UNDERSTANDING THE PHYSICS OF MOTION THROUGH MOBILE APPS
Universitat Jaume I (SPAIN)
About this paper:
Appears in:
INTED2014 Proceedings
Publication year: 2014
Pages: 1103-1110
ISBN: 978-84-616-8412-0
ISSN: 2340-1079
Conference name: 8th International Technology, Education and Development Conference
Dates: 10-12 March, 2014
Location: Valencia, Spain
Abstract:
Both autonomous and collaborative learning benefit nowadays from using smartphones, tablets or other interactive devices with striking software applications. Among a bunch of capabilities, there exist mobile applications, or “apps”, for managing and retrieving information, displaying simulations, playing educational games, or sensing physical magnitudes. Physical measurements made possible by a regular smartphone range from noise or sound measurement to the evaluation of magnetic fields, since these devices usually include a microphone, a camera, a gyroscope, an accelerometer and a magnetometer.
The understanding of one-dimensional motion, in terms of factual knowledge but also concerning the conceptual comprehension of the relationship between the variables position, velocity and acceleration, can be boosted as well with mobile apps. We have developed a set of activities, which offer a clear insight into the physics of motion, involving students’ smartphones. Updated position information from a GPS-based application provides displacement data, and therefore velocity and acceleration can also be assessed. Besides, with an accelerometer application, continuous measurements can be employed to obtain acceleration, and then speed and displacement values. Contrasting the procedures related to positioning and accelerometer apps, and the computed results, is of great interest in the study of motion. For different commuter train trips, we have compared the motion information acquired with both methods. In this communication, we report our approach, with technical details and indications, provide numerical examples, and explain our pedagogical conclusions.

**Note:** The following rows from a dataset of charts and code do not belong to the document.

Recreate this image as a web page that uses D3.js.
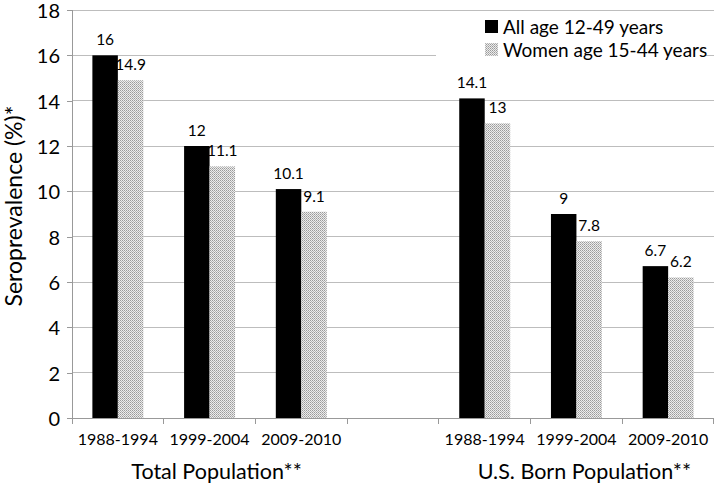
<!DOCTYPE html>
<html><head><meta charset="utf-8">
<script src="https://cdn.jsdelivr.net/npm/d3@7"></script>
<style>
body{margin:0;background:#fff;}
text{font-family:Lato,"Open Sans",sans-serif;fill:#000;}
</style></head>
<body><svg id="c" width="714" height="486"></svg>
<script>
const groups = ["Total Population**", "U.S. Born Population**"];
const periods = ["1988-1994", "1999-2004", "2009-2010"];
const seriesNames = ["All age 12-49 years", "Women age 15-44 years"];
const allAges = [16, 12, 10.1, 14.1, 9, 6.7];
const women = [14.9, 11.1, 9.1, 13, 7.8, 6.2];
const yTicks = [0, 2, 4, 6, 8, 10, 12, 14, 16, 18];

(function(){
const svg = d3.select("#c");
const defs = svg.append("defs");
const pat = defs.append("pattern").attr("id","dots").attr("patternUnits","userSpaceOnUse")
  .attr("width",2).attr("height",2);
pat.append("rect").attr("width",2).attr("height",2).attr("fill","#ececec");
pat.append("rect").attr("width",1).attr("height",1).attr("fill","#9a9a9a");
pat.append("rect").attr("x",1).attr("y",1).attr("width",1).attr("height",1).attr("fill","#b4b4b4");

const pLeft = 72, pRight = 714, pTop = 10, pBottom = 418;
const slots = [];
groups.forEach((g, gi) => {
  periods.forEach((p, pi) => slots.push({key: gi + "-" + pi, gi, pi, label: p}));
  if (gi === 0) slots.push({key: "gap", gi: -1, label: ""});
});
const dataRows = slots.filter(s => s.gi >= 0).map((s, i) => ({...s, v: [allAges[i], women[i]]}));

const x = d3.scaleBand().domain(slots.map(s => s.key)).range([pLeft, pRight]);
const xs = d3.scaleBand().domain([0, 1]).range([0, x.bandwidth()]).paddingInner(0).paddingOuter(0.8);
const y = d3.scaleLinear().domain([0, 18]).range([pBottom, pTop]);

svg.append("g").selectAll("line").data(yTicks.filter(t => t > 0)).join("line")
  .attr("x1", pLeft).attr("x2", pRight).attr("y1", d => y(d)).attr("y2", d => y(d))
  .attr("stroke", "#bdbdbd").attr("stroke-width", 1).attr("shape-rendering","crispEdges");

svg.append("rect").attr("x", 436).attr("y", 13).attr("width", 270).attr("height", 57).attr("fill", "#fff");

const yAxis = svg.append("g").attr("transform", `translate(${pLeft},0)`)
  .call(d3.axisLeft(y).tickValues(yTicks).tickSize(5).tickPadding(7).tickFormat(d3.format("d")));
yAxis.selectAll("line,path").attr("stroke", "#999").attr("shape-rendering","crispEdges");
yAxis.select(".domain").attr("d", `M-5,${pTop}H0V${pBottom}H-5`);
yAxis.selectAll("text").attr("font-size", 20).attr("font-family", "Lato").attr("fill","#000").attr("dy","0.38em");

const boundaries = slots.map(s => x(s.key)).concat([pRight - 1]);
svg.append("line").attr("x1", pLeft).attr("x2", pRight).attr("y1", pBottom).attr("y2", pBottom)
  .attr("stroke", "#999").attr("shape-rendering","crispEdges");
svg.append("g").selectAll("line").data(boundaries).join("line")
  .attr("x1", d => d).attr("x2", d => d).attr("y1", pBottom).attr("y2", pBottom + 6)
  .attr("stroke", "#999").attr("shape-rendering","crispEdges");
svg.append("g").selectAll("text").data(slots.filter(s => s.label)).join("text")
  .attr("x", d => x(d.key) + x.bandwidth() / 2).attr("y", 445)
  .attr("text-anchor", "middle").attr("font-size", 16).text(d => d.label);

groups.forEach((g, gi) => {
  const ks = slots.filter(s => s.gi === gi);
  const cx = (x(ks[0].key) + x(ks[ks.length - 1].key) + x.bandwidth()) / 2;
  svg.append("text").attr("x", cx + (gi === 1 ? 8 : 7)).attr("y", 479).attr("text-anchor", "middle")
    .attr("font-size", 21.5).text(g);
});

const fills = ["#000", "url(#dots)"];
const gBars = svg.append("g");
dataRows.forEach(r => {
  r.v.forEach((v, si) => {
    const bx = x(r.key) + xs(si);
    gBars.append("rect").attr("x", bx).attr("y", y(v)).attr("width", xs.bandwidth())
      .attr("height", pBottom - y(v)).attr("fill", fills[si]);
  });
});
dataRows.forEach(r => {
  r.v.forEach((v, si) => {
    const bx = x(r.key) + xs(si);
    gBars.append("text").attr("x", bx + xs.bandwidth() / 2).attr("y", y(v) - 10)
      .attr("text-anchor", "middle").attr("font-size", 15.5).text(v);
  });
});

svg.append("text").attr("transform", "translate(22,206) rotate(-90)").attr("text-anchor", "middle")
  .attr("font-size", 23).text("Seroprevalence (%)*");

const leg = svg.append("g");
seriesNames.forEach((n, i) => {
  leg.append("rect").attr("x", 485).attr("y", 20 + i * 23).attr("width", 13).attr("height", 13).attr("fill", fills[i]);
  leg.append("text").attr("x", 503).attr("y", 34 + i * 23).attr("font-size", 19).text(n);
});
})();
</script></body></html>
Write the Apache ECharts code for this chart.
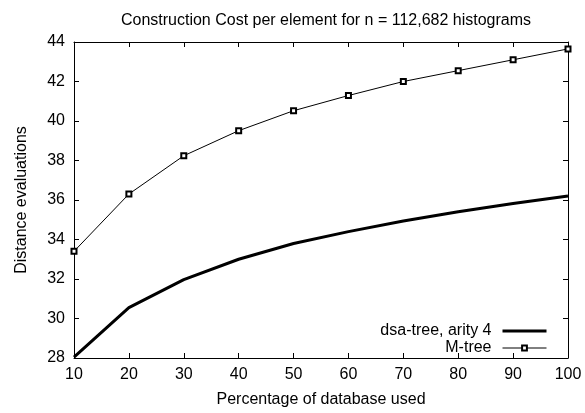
<!DOCTYPE html>
<html>
<head>
<meta charset="utf-8">
<script src="https://cdn.jsdelivr.net/npm/echarts@6/dist/echarts.min.js"></script>
<style>html,body{margin:0;padding:0;background:#fff}#c{width:585px;height:413px}</style>
</head>
<body>
<div id="c"></div>
<script>
var percentages = [10, 20, 30, 40, 50, 60, 70, 80, 90, 100];
var dsaTree = [28.05, 30.55, 31.97, 33.0, 33.8, 34.4, 34.94, 35.41, 35.82, 36.2];
var mTree = [33.4, 36.3, 38.24, 39.51, 40.52, 41.29, 42.0, 42.55, 43.1, 43.65];
var titleText = 'Construction Cost per element for n = 112,682 histograms';
var xName = 'Percentage of database used';
var yName = 'Distance evaluations';
var seriesNames = ['dsa-tree, arity 4', 'M-tree'];

function pairs(xs, ys) { return xs.map(function (x, i) { return [x, ys[i]]; }); }

var FONT = 'Liberation Sans, Arial, sans-serif';
var chart = echarts.init(document.getElementById('c'));
var axisLine = { show: true, lineStyle: { color: '#000', width: 1 } };
var tick = { show: true, inside: true, length: 5, lineStyle: { color: '#000' } };
chart.setOption({
  animation: false,
  backgroundColor: '#fff',
  title: { text: titleText, left: 321, textAlign: 'center', top: 8,
    textStyle: { fontFamily: FONT, fontSize: 16, fontWeight: 'normal', color: '#000' } },
  grid: { left: 74, right: 17, top: 42, bottom: 54 },
  legend: {
    orient: 'vertical', right: 37, top: 323, align: 'right', padding: 0,
    itemWidth: 44, itemHeight: 6, itemGap: 1,
    textStyle: { fontFamily: FONT, fontSize: 16, color: '#000', padding: [0, 6, 0, 0] },
    data: [
      { name: seriesNames[0], itemStyle: { opacity: 0 }, lineStyle: { color: '#000', width: 3 } },
      { name: seriesNames[1], lineStyle: { color: '#000', width: 1 },
        itemStyle: { color: '#000', borderColor: '#000', borderWidth: 1 } }
    ]
  },
  xAxis: [{
    type: 'value', min: 10, max: 100, interval: 10, position: 'bottom',
    name: xName, nameLocation: 'middle', nameGap: 34,
    nameTextStyle: { fontFamily: FONT, fontSize: 16, color: '#000' },
    axisLine: axisLine, axisTick: tick, splitLine: { show: false },
    axisLabel: { fontFamily: FONT, fontSize: 16, color: '#000', margin: 9 }
  }, {
    type: 'value', min: 10, max: 100, interval: 10, position: 'top',
    axisLine: axisLine, axisTick: tick, splitLine: { show: false },
    axisLabel: { show: false }
  }],
  yAxis: [{
    type: 'value', min: 28, max: 44, interval: 2, position: 'left',
    name: yName, nameLocation: 'middle', nameGap: 44,
    nameTextStyle: { fontFamily: FONT, fontSize: 16, color: '#000' },
    axisLine: axisLine, axisTick: tick, splitLine: { show: false },
    axisLabel: { fontFamily: FONT, fontSize: 16, color: '#000', margin: 9 }
  }, {
    type: 'value', min: 28, max: 44, interval: 2, position: 'right',
    axisLine: axisLine, axisTick: tick, splitLine: { show: false },
    axisLabel: { show: false }
  }],
  series: [{
    name: seriesNames[0], type: 'line', data: pairs(percentages, dsaTree),
    showSymbol: false, symbol: 'none',
    lineStyle: { color: '#000', width: 3 }, itemStyle: { color: '#000' }
  }, {
    name: seriesNames[1], type: 'line', data: pairs(percentages, mTree),
    symbol: 'emptyRect', symbolSize: 5,
    lineStyle: { color: '#000', width: 1 },
    itemStyle: { color: '#000', borderColor: '#000', borderWidth: 1 }
  }]
});
</script>
</body>
</html>
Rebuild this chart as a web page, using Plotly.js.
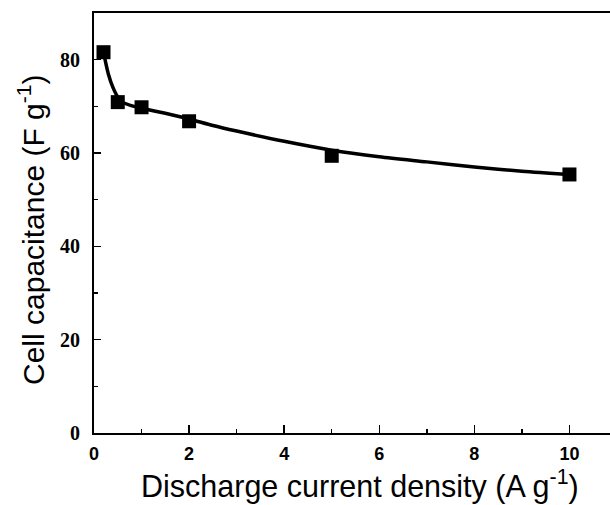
<!DOCTYPE html>
<html>
<head>
<meta charset="utf-8">
<script src="https://cdn.plot.ly/plotly-3.0.1.min.js"></script>
<style>
  html, body { margin: 0; padding: 0; background: #fff; overflow: hidden; }
  #chart { width: 625px; height: 505px; }
</style>
</head>
<body>
<div id="chart"></div>
<script>
// Measured data points
const currentDensity = [0.2, 0.5, 1, 2, 5, 10];
const capacitance = [81.6, 70.9, 69.8, 66.8, 59.4, 55.4];

// Fitted curve
const fitX = [0.2, 0.3, 0.4, 0.5, 0.6, 0.8, 1, 1.5, 2, 2.5, 3, 4, 5, 6, 7, 8, 9, 10];
const fitY = [81.6, 77.0, 74.0, 72.0, 70.9, 70.1, 69.6, 68.5, 67.3, 65.9, 64.7, 62.5, 60.6, 59.2, 58.1, 57.0, 56.1, 55.4];

// Tick values
const xTicks = [0, 2, 4, 6, 8, 10];
const yTicks = [0, 20, 40, 60, 80];

// Titles
const xTitle = 'Discharge current density (A g<sup>-1</sup>)';
const yTitle = 'Cell capacitance (F g<sup>-1</sup>)';

const traces = [
  {
    x: fitX, y: fitY, type: 'scatter', mode: 'lines',
    line: { color: '#000', width: 3.5, shape: 'spline', smoothing: 0.8 },
    hoverinfo: 'skip', showlegend: false
  },
  {
    x: currentDensity, y: capacitance, type: 'scatter', mode: 'markers',
    marker: { symbol: 'square', size: 14, color: '#000' },
    showlegend: false
  }
];

const titleFont = { family: 'Liberation Sans, Arial, sans-serif', color: '#000' };

const layout = {
  width: 625, height: 505,
  margin: { l: 94, r: 8, t: 13, b: 72 },
  paper_bgcolor: '#fff', plot_bgcolor: '#fff',
  showlegend: false,
  xaxis: {
    range: [0, 11], tickvals: xTicks, ticktext: xTicks.map(String),
    ticks: 'inside', ticklen: 8, tickwidth: 1.5, tickcolor: '#000',
    minor: { dtick: 1, ticks: 'inside', ticklen: 4, tickwidth: 1.5, tickcolor: '#000' },
    showline: true, linewidth: 2, linecolor: '#000', mirror: true,
    showgrid: false, zeroline: false,
    tickfont: { family: 'Liberation Sans, Arial, sans-serif', size: 18, color: '#000', weight: 'bold' },
    ticklabelstandoff: 3
  },
  yaxis: {
    range: [0, 90], tickvals: yTicks, ticktext: yTicks.map(String),
    ticks: 'inside', ticklen: 7, tickwidth: 1.5, tickcolor: '#000',
    minor: { dtick: 10, ticks: 'inside', ticklen: 4, tickwidth: 1.5, tickcolor: '#000' },
    showline: true, linewidth: 2, linecolor: '#000', mirror: true,
    showgrid: false, zeroline: false,
    tickfont: { family: 'Liberation Serif, Times New Roman, serif', size: 20, color: '#000', weight: 'bold' },
    ticklabelstandoff: 8
  },
  annotations: [
    {
      text: xTitle, xref: 'paper', yref: 'paper',
      x: (360 - 94) / 523, y: -(484 - 433) / 420,
      xanchor: 'center', yanchor: 'middle', showarrow: false,
      font: Object.assign({ size: 30.5 }, titleFont)
    },
    {
      text: yTitle, xref: 'paper', yref: 'paper',
      x: (31 - 94) / 523, y: (433 - 230) / 420,
      xanchor: 'center', yanchor: 'middle', showarrow: false, textangle: -90,
      font: Object.assign({ size: 30 }, titleFont)
    }
  ]
};

Plotly.newPlot('chart', traces, layout, { displayModeBar: false, staticPlot: true });
</script>
</body>
</html>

The proposed activities harness the resources of mobile apps for grasping the physics of one-dimensional motion. In particular, the relationships between the basic motion variables and the role of the numerical differentiation or integration processes are nicely illustrated with our scheme. We believe that the use of smartphones in Science demonstrations or in academic tasks is not only highly motivating, but also clarifying and effective for active learning purposes.